Host Port 2 supports ULPI and Serial Transceivers. The OTG port requires a transceiver and is intended
for off-board USB connections.
Serial Interface mode In serial mode, a serial OTG transceiver must be connected. The port does not
support dedicated signals for OTG signaling. Instead, a transceiver with built-in
OTG registers must be used. Typically, the Transceiver registers are accessible
over an I2C or SPI interface.
ULPI mode
In this mode, a ULPI transceiver is connected to the port pins to support
high-speed off board USB connection.
Bypass mode
Bypass mode affects the operation of the OTG port and Host Port 1. This mode is
only available when a serial transceiver is used on the OTG port, and the
peripheral device on Port 1 is using a TLL connection. Bypass mode is activated
by setting the bypass bit in the USBCONTROL register. In this mode, the USB
OTG port connections are internally routed to the USB Host 1 port, such that the
transceiver on the OTG port connects to a peripheral USB device on Host Port 1.
The OTG core and the Host 1 core are disconnected from their ports when bypass
is active.
Low Power mode
Each of the three USB cores has an associated power control module that is
controlled by the USB core and clocked on a 32-kHz clock. When a USB bus is
idle, the transceiver can be placed in low-power mode (suspend), after which the
clocks to the USB core can be stopped. The 32-kHz low power clock must remain
active as it is needed for walk-up detection.

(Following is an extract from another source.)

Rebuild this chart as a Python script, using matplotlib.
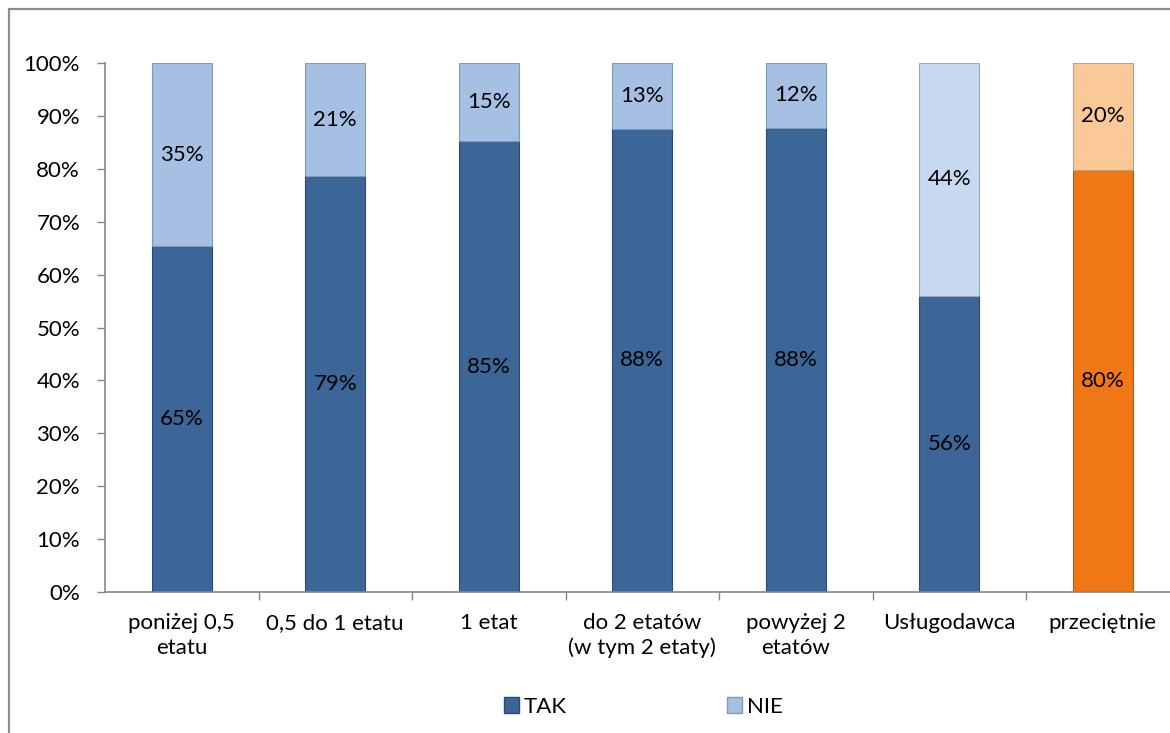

i.MX27 Data Sheet, Advance Information, Rev. 0.1
Freescale Semiconductor
Preliminary—Subject to Change Without Notice
25
Functional Description and Application Information
2.3.37
Watchdog Timer Module (WDOG)
The Watchdog Timer module (WDOG) protects against system failures by providing a method of escaping
from unexpected events or programming errors. Once the WDOG module is activated, it must be serviced
by software on a periodic basis. If servicing does not take place, the timer times out. Upon a time-out, the
WDOG Timer module either asserts the wdog signal or a system reset signal wdog_rst, depending on
software configuration. The WDOG Timer module also generates a system reset via a software write to
the Watchdog Control Register (WCR) when there is a detection of a clock monitor event, an external
reset, an external JTAG reset signal, or if a power-on-reset has occurred.
2.3.38
Wireless External Interface Module (WEIM)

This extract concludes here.